Searching Law Reviews or Long Documents Without Fields


In case law databases, the synopsis/digest field search and Westlaw key number searches narrow the search. But in a law review database, the articles are very lengthy, and have no synopsis or digest field, and no key numbers. A WIN search can somewhat duplicate those narrow focus tools in such a database.6 By scoring documents by the number of times search terms appear in clusters, WIN looks for concentrations of the query terms, and then sorts the results for relevancy. WIN then lists the most statistically relevant documents first.
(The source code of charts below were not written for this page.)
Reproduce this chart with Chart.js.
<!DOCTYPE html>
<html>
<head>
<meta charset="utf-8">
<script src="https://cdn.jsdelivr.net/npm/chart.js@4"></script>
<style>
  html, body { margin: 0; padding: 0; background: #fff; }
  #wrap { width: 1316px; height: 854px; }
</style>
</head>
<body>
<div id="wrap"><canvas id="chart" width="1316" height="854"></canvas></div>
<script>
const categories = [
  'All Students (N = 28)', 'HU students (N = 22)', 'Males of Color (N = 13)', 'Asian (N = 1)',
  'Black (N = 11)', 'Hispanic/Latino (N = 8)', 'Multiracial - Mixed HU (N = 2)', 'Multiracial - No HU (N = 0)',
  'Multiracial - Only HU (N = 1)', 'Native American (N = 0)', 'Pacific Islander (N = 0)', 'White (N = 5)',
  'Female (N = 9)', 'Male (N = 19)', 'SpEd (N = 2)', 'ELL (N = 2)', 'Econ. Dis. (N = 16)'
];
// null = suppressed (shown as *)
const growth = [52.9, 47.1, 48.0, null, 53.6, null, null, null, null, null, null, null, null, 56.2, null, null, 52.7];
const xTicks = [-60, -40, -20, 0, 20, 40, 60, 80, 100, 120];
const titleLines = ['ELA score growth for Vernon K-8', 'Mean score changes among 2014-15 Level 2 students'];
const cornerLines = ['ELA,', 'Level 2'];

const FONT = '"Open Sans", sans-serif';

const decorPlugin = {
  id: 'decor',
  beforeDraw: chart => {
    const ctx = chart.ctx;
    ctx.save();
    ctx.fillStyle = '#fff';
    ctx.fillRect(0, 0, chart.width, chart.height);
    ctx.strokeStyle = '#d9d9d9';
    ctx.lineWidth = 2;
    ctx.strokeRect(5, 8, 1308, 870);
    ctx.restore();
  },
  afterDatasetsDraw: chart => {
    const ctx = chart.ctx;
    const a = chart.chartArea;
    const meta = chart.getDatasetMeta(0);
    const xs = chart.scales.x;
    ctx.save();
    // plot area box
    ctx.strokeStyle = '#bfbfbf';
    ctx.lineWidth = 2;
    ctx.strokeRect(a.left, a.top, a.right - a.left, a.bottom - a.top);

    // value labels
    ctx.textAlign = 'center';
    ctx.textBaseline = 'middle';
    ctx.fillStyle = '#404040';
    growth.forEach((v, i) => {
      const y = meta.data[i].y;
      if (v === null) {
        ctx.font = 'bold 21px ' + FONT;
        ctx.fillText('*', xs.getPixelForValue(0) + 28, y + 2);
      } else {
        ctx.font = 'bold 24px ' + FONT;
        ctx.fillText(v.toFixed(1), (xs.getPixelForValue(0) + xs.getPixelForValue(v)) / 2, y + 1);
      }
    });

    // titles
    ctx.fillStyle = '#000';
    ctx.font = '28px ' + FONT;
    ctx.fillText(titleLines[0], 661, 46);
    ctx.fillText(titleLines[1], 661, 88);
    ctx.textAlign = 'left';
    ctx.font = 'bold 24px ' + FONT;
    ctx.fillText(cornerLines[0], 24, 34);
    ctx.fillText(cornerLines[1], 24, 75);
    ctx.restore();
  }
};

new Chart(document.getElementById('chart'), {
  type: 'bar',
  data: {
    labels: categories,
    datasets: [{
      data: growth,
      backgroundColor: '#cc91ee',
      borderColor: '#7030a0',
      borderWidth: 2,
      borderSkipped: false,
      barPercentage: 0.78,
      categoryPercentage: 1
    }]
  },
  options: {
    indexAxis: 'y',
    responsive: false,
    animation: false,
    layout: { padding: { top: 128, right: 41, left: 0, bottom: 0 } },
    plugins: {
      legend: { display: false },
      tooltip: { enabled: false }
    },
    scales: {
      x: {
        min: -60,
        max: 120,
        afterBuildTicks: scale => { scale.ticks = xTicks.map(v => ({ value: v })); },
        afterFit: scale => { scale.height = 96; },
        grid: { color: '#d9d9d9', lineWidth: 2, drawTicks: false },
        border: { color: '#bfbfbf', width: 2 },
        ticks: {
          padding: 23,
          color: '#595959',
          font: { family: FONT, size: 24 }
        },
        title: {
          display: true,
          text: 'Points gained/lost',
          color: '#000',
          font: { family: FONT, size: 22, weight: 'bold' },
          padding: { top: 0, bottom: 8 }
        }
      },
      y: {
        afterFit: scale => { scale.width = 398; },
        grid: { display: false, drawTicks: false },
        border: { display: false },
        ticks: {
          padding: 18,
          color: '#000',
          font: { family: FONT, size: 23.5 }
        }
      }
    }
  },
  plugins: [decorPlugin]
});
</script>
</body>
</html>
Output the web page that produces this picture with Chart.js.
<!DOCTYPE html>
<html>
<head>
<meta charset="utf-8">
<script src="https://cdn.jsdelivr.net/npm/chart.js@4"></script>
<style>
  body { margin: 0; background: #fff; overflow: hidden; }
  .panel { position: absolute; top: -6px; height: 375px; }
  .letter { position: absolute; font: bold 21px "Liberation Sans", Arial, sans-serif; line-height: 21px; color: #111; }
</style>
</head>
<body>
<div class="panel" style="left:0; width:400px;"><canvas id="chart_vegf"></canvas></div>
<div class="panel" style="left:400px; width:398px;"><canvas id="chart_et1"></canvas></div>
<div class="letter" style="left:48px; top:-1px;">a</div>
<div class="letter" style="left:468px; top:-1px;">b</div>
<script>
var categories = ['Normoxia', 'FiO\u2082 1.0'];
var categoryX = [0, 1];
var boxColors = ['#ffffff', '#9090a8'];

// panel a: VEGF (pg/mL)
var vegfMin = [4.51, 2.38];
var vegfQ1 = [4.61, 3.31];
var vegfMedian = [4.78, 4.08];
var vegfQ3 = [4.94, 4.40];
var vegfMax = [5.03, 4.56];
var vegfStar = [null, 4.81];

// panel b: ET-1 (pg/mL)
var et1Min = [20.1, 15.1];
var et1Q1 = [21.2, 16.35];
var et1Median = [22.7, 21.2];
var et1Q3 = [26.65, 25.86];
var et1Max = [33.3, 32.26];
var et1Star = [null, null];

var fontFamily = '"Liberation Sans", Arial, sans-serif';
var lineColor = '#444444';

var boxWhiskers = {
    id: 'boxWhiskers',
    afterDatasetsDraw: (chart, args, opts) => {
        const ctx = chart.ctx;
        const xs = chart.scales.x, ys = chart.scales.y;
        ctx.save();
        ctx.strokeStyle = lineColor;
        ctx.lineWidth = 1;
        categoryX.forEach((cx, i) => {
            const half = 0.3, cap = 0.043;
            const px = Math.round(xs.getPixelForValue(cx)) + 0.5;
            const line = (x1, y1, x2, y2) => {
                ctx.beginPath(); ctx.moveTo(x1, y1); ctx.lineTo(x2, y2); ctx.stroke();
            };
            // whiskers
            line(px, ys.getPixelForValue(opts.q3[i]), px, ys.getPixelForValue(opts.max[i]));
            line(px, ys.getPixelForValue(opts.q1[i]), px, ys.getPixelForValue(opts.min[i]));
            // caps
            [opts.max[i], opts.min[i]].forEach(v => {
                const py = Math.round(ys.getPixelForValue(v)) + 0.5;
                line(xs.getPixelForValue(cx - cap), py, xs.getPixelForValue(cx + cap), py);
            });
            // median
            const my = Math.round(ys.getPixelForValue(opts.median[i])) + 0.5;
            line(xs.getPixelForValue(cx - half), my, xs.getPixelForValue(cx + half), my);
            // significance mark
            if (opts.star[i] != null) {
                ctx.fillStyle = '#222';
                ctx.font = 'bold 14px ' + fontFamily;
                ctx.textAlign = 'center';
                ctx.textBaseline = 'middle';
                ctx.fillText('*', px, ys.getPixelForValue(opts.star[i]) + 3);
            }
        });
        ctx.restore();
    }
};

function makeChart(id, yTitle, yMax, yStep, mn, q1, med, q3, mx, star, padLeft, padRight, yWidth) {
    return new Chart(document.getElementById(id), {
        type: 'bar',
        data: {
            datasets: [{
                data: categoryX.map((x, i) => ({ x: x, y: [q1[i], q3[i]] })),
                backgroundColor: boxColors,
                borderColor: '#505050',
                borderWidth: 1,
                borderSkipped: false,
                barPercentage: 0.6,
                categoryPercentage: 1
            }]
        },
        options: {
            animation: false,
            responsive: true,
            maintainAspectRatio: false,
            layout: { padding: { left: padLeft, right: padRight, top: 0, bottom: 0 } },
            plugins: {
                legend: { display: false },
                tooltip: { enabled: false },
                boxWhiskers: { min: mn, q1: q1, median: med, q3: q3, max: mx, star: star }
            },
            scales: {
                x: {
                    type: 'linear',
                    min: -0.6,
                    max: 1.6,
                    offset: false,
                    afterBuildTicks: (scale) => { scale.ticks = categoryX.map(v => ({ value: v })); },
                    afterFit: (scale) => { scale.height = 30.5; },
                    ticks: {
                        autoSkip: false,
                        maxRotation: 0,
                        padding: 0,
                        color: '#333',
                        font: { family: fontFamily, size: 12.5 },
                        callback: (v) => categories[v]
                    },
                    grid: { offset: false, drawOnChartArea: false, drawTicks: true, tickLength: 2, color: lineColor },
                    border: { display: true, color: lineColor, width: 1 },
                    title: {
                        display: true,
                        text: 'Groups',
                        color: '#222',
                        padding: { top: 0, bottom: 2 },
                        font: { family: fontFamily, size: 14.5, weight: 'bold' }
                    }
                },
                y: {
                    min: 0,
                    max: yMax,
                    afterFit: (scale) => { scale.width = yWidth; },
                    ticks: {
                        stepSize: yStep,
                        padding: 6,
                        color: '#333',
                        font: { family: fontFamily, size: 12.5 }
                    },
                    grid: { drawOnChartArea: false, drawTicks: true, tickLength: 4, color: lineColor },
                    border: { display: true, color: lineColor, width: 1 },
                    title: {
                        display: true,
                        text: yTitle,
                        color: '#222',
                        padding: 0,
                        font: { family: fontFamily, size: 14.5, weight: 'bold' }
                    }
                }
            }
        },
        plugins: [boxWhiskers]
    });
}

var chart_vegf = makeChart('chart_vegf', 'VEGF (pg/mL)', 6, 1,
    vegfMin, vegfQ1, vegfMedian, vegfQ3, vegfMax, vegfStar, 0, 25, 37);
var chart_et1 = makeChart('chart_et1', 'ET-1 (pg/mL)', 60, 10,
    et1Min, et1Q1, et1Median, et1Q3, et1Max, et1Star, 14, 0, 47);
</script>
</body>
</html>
1 Lynch, An Impossible Task But Everybody Has to Do It - Teaching Legal Research in Law Schools, 89 Law Libr.J. 415, at 419-420, Summer, 1997.
2Conversation with Bill Bemish, West Group, Sept. 14, 1999 about WIN. See also,
“Weekly Research Tip” column , visited 2/1/00.
3“Weekly Research Tip” column , visited 2/1/00.
4Telephone conversation with Bill Bemish, 9/14/99.
5“Weekly Research Tip” column , visited 2/1/00.
6Telephone conversation with Bill Bemish, 9/14/99.

1 comment:

Betsy McKenzie said...

By the way, our academic rep from Westlaw believes that natural language searching works better for statutes & regs because they may be one long, run-on sentence, with multiple clauses, making it difficult to control for proximity with a terms & connectors search. I personally think statutes & regs are very hard to search online, with or without natural language. Partly because of the insane clauses & sentence structure, and partly because statutes use strange vocabulary that can be difficult to guess.